* _Task prompt_
Will you repeat only the lines from the one with "Rebuild this chart" through the one with "const xMax = 453, yMax = 285;", both included, leaving every picture out?
"""
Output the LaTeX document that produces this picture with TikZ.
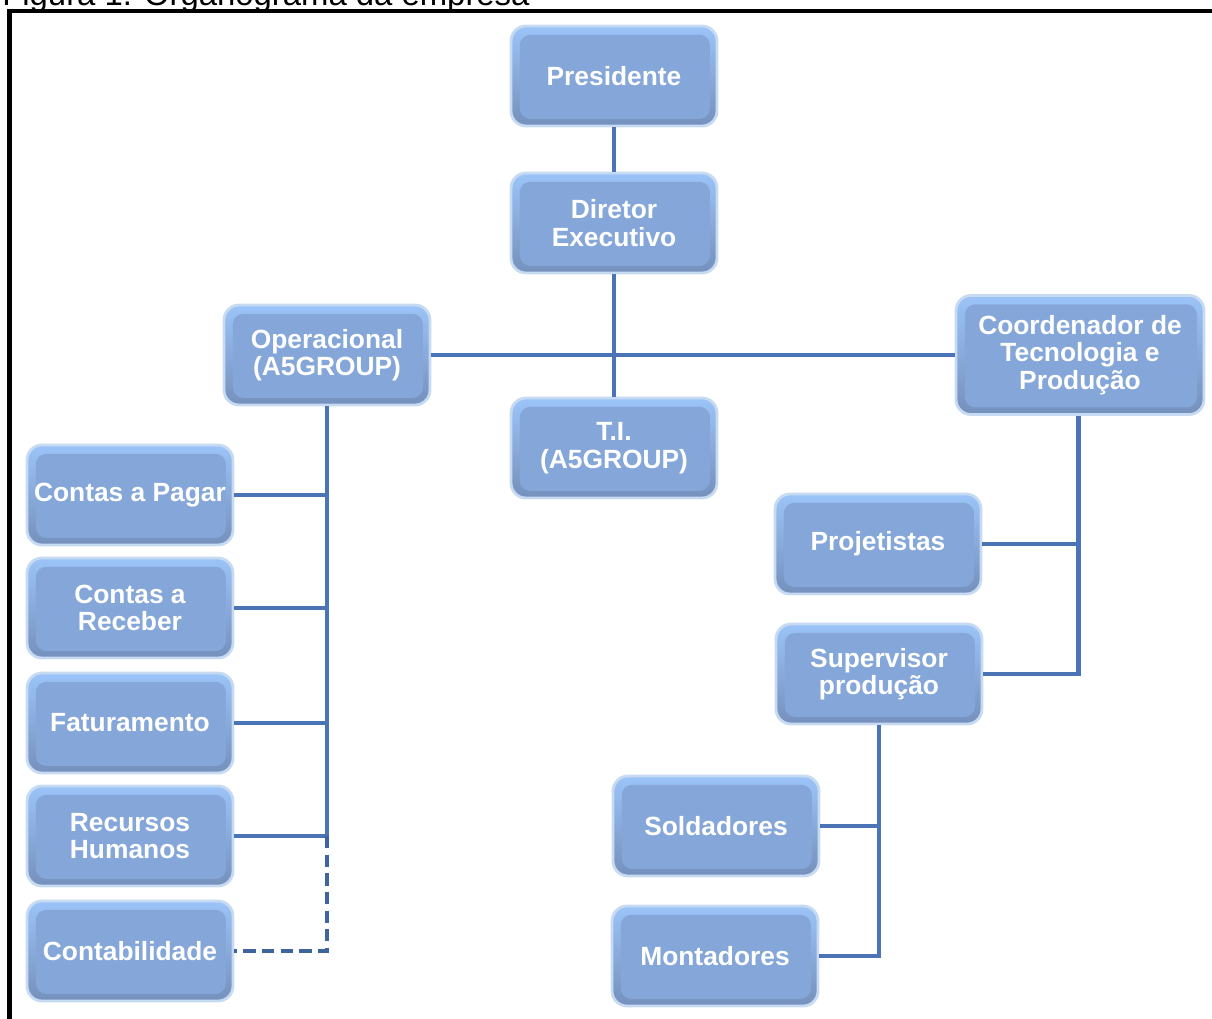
\documentclass[tikz,border=0pt]{standalone}
\usepackage{fontspec}
\setmainfont{Liberation Sans}
\definecolor{boxtop}{HTML}{9CC4F8}
\definecolor{boxbot}{HTML}{7590BC}
\definecolor{boxmid}{HTML}{84A6D9}
\definecolor{boxglow}{HTML}{C6DAF2}
\definecolor{linkblue}{HTML}{4A74B6}
\definecolor{dashblue}{HTML}{3E649F}
\tikzset{
  orgbox/.style={
    rounded corners=8.5pt, minimum width=4.12cm, minimum height=2cm,
    top color=boxtop, bottom color=boxbot, draw=boxglow, line width=1.6pt,
    text=white, align=center, inner sep=2pt,
    font=\fontsize{15}{15.6}\selectfont\bfseries,
    path picture={\fill[boxmid, rounded corners=6pt]
      ([xshift=5pt,yshift=4pt]path picture bounding box.south west) rectangle
      ([xshift=-4pt,yshift=-5pt]path picture bounding box.north east);}
  },
  bigbox/.style={orgbox, minimum width=4.96cm, minimum height=2.38cm},
  link/.style={draw=linkblue, line width=2.7pt},
  dashlink/.style={link, draw=dashblue, dash pattern=on 7pt off 3.6pt},
  frameline/.style={draw=black, line width=2.6pt}
}
\begin{document}
\begin{tikzpicture}[x=0.02cm, y=-0.02cm]
\useasboundingbox (0,0) rectangle (1212,1018);

% caption and frame
\node[anchor=base west, inner sep=0pt, font=\fontsize{18.7}{22}\selectfont] (title) at (2,5) {Figura 1. Organograma da empresa};
\coordinate (fcorner) at (9.5,11);
\coordinate (fright) at (1214,11);
\coordinate (fbottom) at (9.5,1020);
\draw[frameline] (fright) -- (fcorner) -- (fbottom);

% boxes
\node[orgbox] (pres) at (614,76) {Presidente};
\node[orgbox] (dir) at (614,223) {Diretor\\Executivo};
\node[orgbox] (oper) at (327,355) {Operacional\\(A5GROUP)};
\node[orgbox] (ti) at (614,448) {T.I.\\(A5GROUP)};
\node[bigbox] (coord) at (1080,355) {Coordenador de\\Tecnologia e\\Produção};

\node[orgbox] (cp) at (130,495) {Contas a Pagar};
\node[orgbox] (cr) at (130,608) {Contas a\\Receber};
\node[orgbox] (fat) at (130,723) {Faturamento};
\node[orgbox] (rh) at (130,836) {Recursos\\Humanos};
\node[orgbox] (cont) at (130,951) {Contabilidade};

\node[orgbox] (proj) at (878,544) {Projetistas};
\node[orgbox] (sup) at (879,674) {Supervisor\\produção};
\node[orgbox] (sold) at (716,826) {Soldadores};
\node[orgbox] (mont) at (715,956) {Montadores};

% connectors
\draw[link] (pres) -- (dir);
\draw[link] (dir) -- (ti);
\draw[link] (oper.east) -- (coord.west);

\coordinate (opbend) at (oper.south |- rh.east);
\draw[link] (oper.south) -- (opbend);
\foreach \c in {cp,cr,fat,rh}
  \draw[link] (\c.east) -- (\c.east -| oper.south);
\draw[dashlink] (opbend) |- (cont.east);

\coordinate (cox) at ([xshift=-1pt]coord.south);
\draw[link] (cox) |- (sup.east);
\draw[link] (proj.east) -- (proj.east -| cox);

\draw[link] (sup.south) |- (mont.east);
\draw[link] (sold.east) -- (sold.east -| sup.south);
\end{tikzpicture}
\end{document}
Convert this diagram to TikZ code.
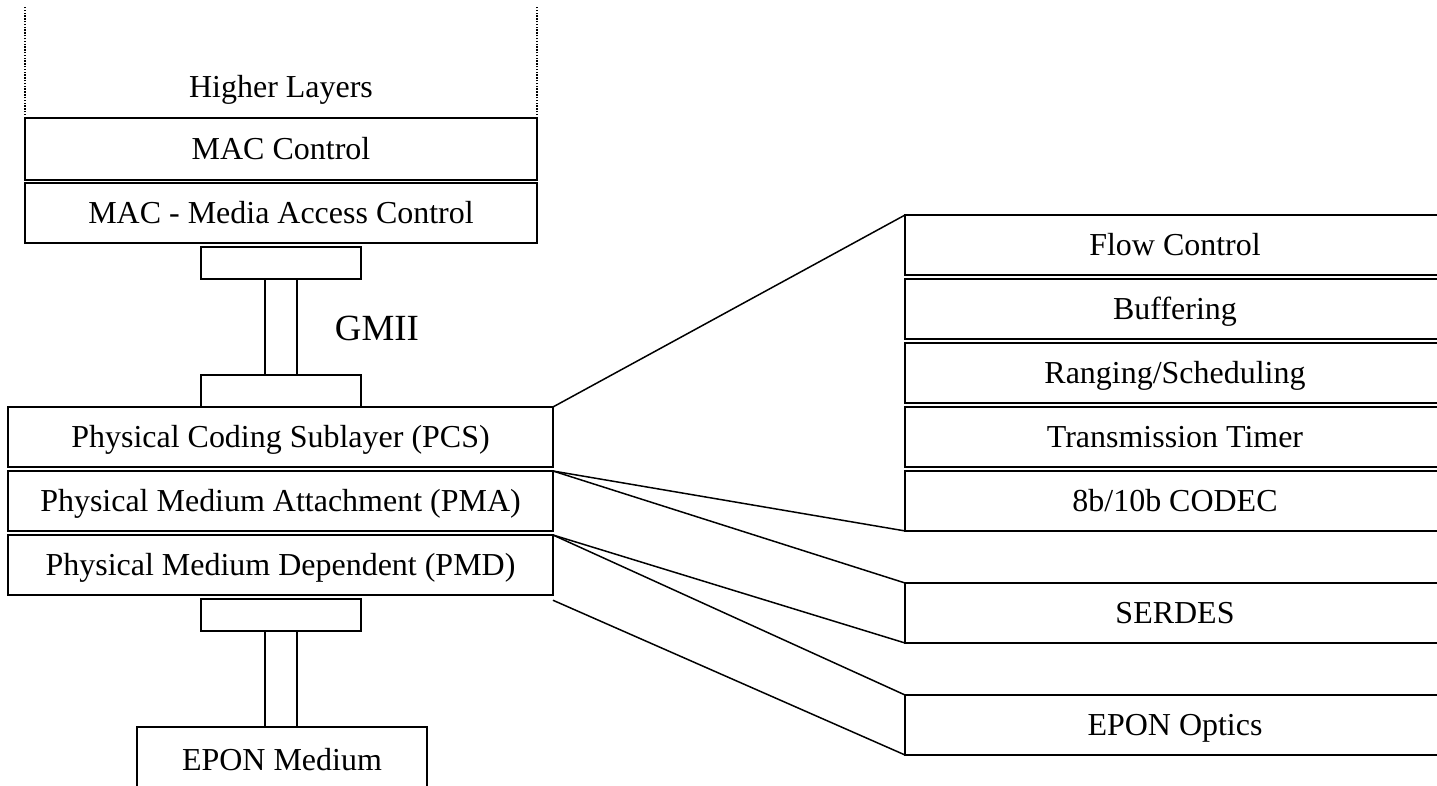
\documentclass[tikz,border=0pt]{standalone}
\usepackage{fontspec}
\setmainfont{Liberation Serif}
\usetikzlibrary{positioning}

\tikzset{
  layer/.style={draw,line width=1.1pt,minimum width=10.9cm,minimum height=1.2cm,
    inner sep=0pt,outer sep=0pt,text height=12.4pt,text depth=0pt,
    font=\fontsize{18.2}{21}\selectfont},
  sublayer/.style={layer,minimum width=10.8cm},
  plate/.style={draw,line width=0.7pt,minimum width=3.2cm,minimum height=0.64cm,
    inner sep=0pt,outer sep=0pt},
  stem/.style={plate,minimum width=0.64cm,minimum height=1.92cm},
  zoomline/.style={line width=0.85pt},
  edgedots/.style={line width=0.8pt,dash pattern=on 0.8pt off 0.8pt}
}

\begin{document}
\begin{tikzpicture}[x=0.02cm,y=-0.02cm]
  \useasboundingbox (0,0) rectangle (1437,786);
  % upper layers
  \node[layer,minimum width=10.24cm,minimum height=1.24cm] (macctl) at (281,149) {MAC Control};
  \node[layer,minimum width=10.24cm] (mac) at (281,213) {MAC - Media Access Control};
  \draw[edgedots] (macctl.north west) -- ++(0,-111);
  \draw[edgedots] (macctl.north east) -- ++(0,-111);
  \node[font=\fontsize{18.2}{21}\selectfont,text height=12.4pt,text depth=0pt,inner sep=0pt] (higher) at (281,87) {Higher Layers};
  % GMII
  \node[plate] (gmiitop) at (281,263) {};
  \node[stem] (gmiistem) at (281,327) {};
  \node[plate] (gmiibot) at (281,391) {};
  \node[font=\fontsize{21}{24}\selectfont] (gmii) at (377,328) {GMII};
  % physical layers
  \node[layer] (pcs) at (280.5,437) {Physical Coding Sublayer (PCS)};
  \node[layer,below=0.08cm of pcs] (pma) {Physical Medium Attachment (PMA)};
  \node[layer,below=0.08cm of pma] (pmd) {Physical Medium Dependent (PMD)};
  \node[plate] (mdiTop) at (281,615) {};
  \node[stem] (mdistem) at (281,679) {};
  \node[layer,minimum width=5.8cm,minimum height=1.32cm] (medium) at (282,760) {EPON Medium};
  % PCS functions
  \node[sublayer] (flow) at (1175,245) {Flow Control};
  \node[sublayer,below=0.08cm of flow] (buffer) {Buffering};
  \node[sublayer,below=0.08cm of buffer] (ranging) {Ranging/Scheduling};
  \node[sublayer,below=0.08cm of ranging] (timer) {Transmission Timer};
  \node[sublayer,below=0.08cm of timer] (codec) {8b/10b CODEC};
  \node[sublayer] (serdes) at (1175,613) {SERDES};
  \node[sublayer] (optics) at (1175,725) {EPON Optics};
  % zoom lines
  \draw[zoomline] (pcs.north east) -- (flow.north west);
  \draw[zoomline] (pma.north east) -- (codec.south west);
  \draw[zoomline] (pma.north east) -- (serdes.north west);
  \draw[zoomline] (pmd.north east) -- (serdes.south west);
  \draw[zoomline] (pmd.north east) -- (optics.north west);
  \draw[zoomline] ([yshift=-3pt]pmd.south east) -- (optics.south west);
\end{tikzpicture}
\end{document}
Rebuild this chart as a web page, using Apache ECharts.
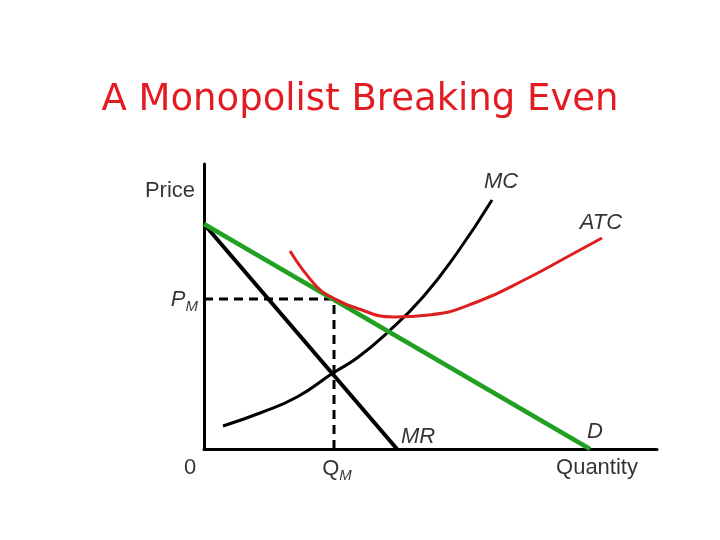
<!DOCTYPE html>
<html>
<head>
    <meta charset="UTF-8">
    <title>A Monopolist Breaking Even</title>
    <style>
        html, body { margin: 0; padding: 0; background: #fff; }
        #chart { width: 720px; height: 540px; }
    </style>
</head>
<body>
    <div id="chart"></div>
    <script src="https://cdn.jsdelivr.net/npm/echarts@6/dist/echarts.min.js"></script>
    <script>
        // curves (quantity, price), arbitrary units
        const demand = [[0, 225], [386, 0]];
        const marginalRevenue = [[0, 225], [193, 0]];
        const marginalCost = [[19, 23], [56, 36], [93, 52], [129, 76], [153, 91], [183, 116],
            [219, 152], [253, 196], [288, 249]];
        const averageTotalCost = [[86, 198], [113, 162], [129, 151], [152, 141], [190, 132], [225, 134],
            [273, 147], [326, 172], [363, 192], [398, 211]];
        const monopolyPoint = [130, 150];   // QM, PM
        const xMax = 453, yMax = 285;

        // text labels, anchored in data coordinates
        const labels = [
            { text: 'Price', at: [-34, 258], align: 'center' },
            { text: '{i|MC}', at: [297, 267], align: 'center' },
            { text: '{i|ATC}', at: [397, 226], align: 'center' },
            { text: '{i|P}{sub|M}', at: [-6, 149], align: 'right' },
            { text: '0', at: [-14, -19], align: 'center' },
            { text: 'Q{sub|M}', at: [133, -20], align: 'center' },
            { text: '{i|MR}', at: [214, 12], align: 'center' },
            { text: '{i|D}', at: [391, 17], align: 'center' },
            { text: 'Quantity', at: [393, -19], align: 'center' }
        ];

        const chart = echarts.init(document.getElementById('chart'));
        const font = '"Liberation Sans", Arial, sans-serif';

        function line(data, color, width, extra) {
            return Object.assign({
                type: 'line',
                data: data,
                symbol: 'none',
                silent: true,
                lineStyle: { color: color, width: width },
                animation: false
            }, extra || {});
        }

        const dashed = { color: '#000', width: 3, type: [9, 6] };

        chart.setOption({
            backgroundColor: '#fff',
            title: {
                text: 'A Monopolist Breaking Even',
                left: 'center',
                top: 77,
                textStyle: {
                    color: '#e31b23',
                    fontFamily: '"Comic Sans MS", "DejaVu Sans", sans-serif',
                    fontWeight: 'normal',
                    fontSize: 37
                }
            },
            grid: { left: 204, top: 164, width: 453, height: 285 },
            xAxis: {
                type: 'value', min: 0, max: xMax,
                axisLine: { lineStyle: { color: '#000', width: 3 } },
                axisTick: { show: false }, axisLabel: { show: false }, splitLine: { show: false }
            },
            yAxis: {
                type: 'value', min: 0, max: yMax,
                axisLine: { show: true, lineStyle: { color: '#000', width: 3 } },
                axisTick: { show: false }, axisLabel: { show: false }, splitLine: { show: false }
            },
            series: [
                line([[0, monopolyPoint[1]], monopolyPoint], '#000', 3, { lineStyle: dashed }),
                line([[monopolyPoint[0], 0], monopolyPoint], '#000', 3, { lineStyle: dashed }),
                line(marginalCost, '#000', 3, { smooth: 0.5 }),
                line(marginalRevenue, '#000', 4),
                line(demand, '#22a022', 4.5),
                line(averageTotalCost, '#dd1f1f', 3, { smooth: 0.5 }),
                {
                    type: 'scatter',
                    silent: true,
                    clip: false,
                    symbolSize: 0,
                    animation: false,
                    data: labels.map(function (l) {
                        return {
                            value: l.at,
                            label: {
                                show: true,
                                position: 'inside',
                                align: l.align,
                                verticalAlign: 'middle',
                                formatter: l.text,
                                color: '#000',
                                fontFamily: font,
                                fontSize: 22,
                                rich: {
                                    i: { fontStyle: 'italic', fontSize: 22, fontFamily: font, color: '#000' },
                                    sub: { fontStyle: 'italic', fontSize: 15, fontFamily: font, color: '#000', padding: [14, 0, 0, 0] }
                                }
                            }
                        };
                    })
                }
            ]
        });
    </script>
</body>
</html>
"""
* _Solution to the exercise_
Rebuild this chart as a web page, using Apache ECharts.
<!DOCTYPE html>
<html>
<head>
    <meta charset="UTF-8">
    <title>A Monopolist Breaking Even</title>
    <style>
        html, body { margin: 0; padding: 0; background: #fff; }
        #chart { width: 720px; height: 540px; }
    </style>
</head>
<body>
    <div id="chart"></div>
    <script src="https://cdn.jsdelivr.net/npm/echarts@6/dist/echarts.min.js"></script>
    <script>
        // curves (quantity, price), arbitrary units
        const demand = [[0, 225], [386, 0]];
        const marginalRevenue = [[0, 225], [193, 0]];
        const marginalCost = [[19, 23], [56, 36], [93, 52], [129, 76], [153, 91], [183, 116],
            [219, 152], [253, 196], [288, 249]];
        const averageTotalCost = [[86, 198], [113, 162], [129, 151], [152, 141], [190, 132], [225, 134],
            [273, 147], [326, 172], [363, 192], [398, 211]];
        const monopolyPoint = [130, 150];   // QM, PM
        const xMax = 453, yMax = 285;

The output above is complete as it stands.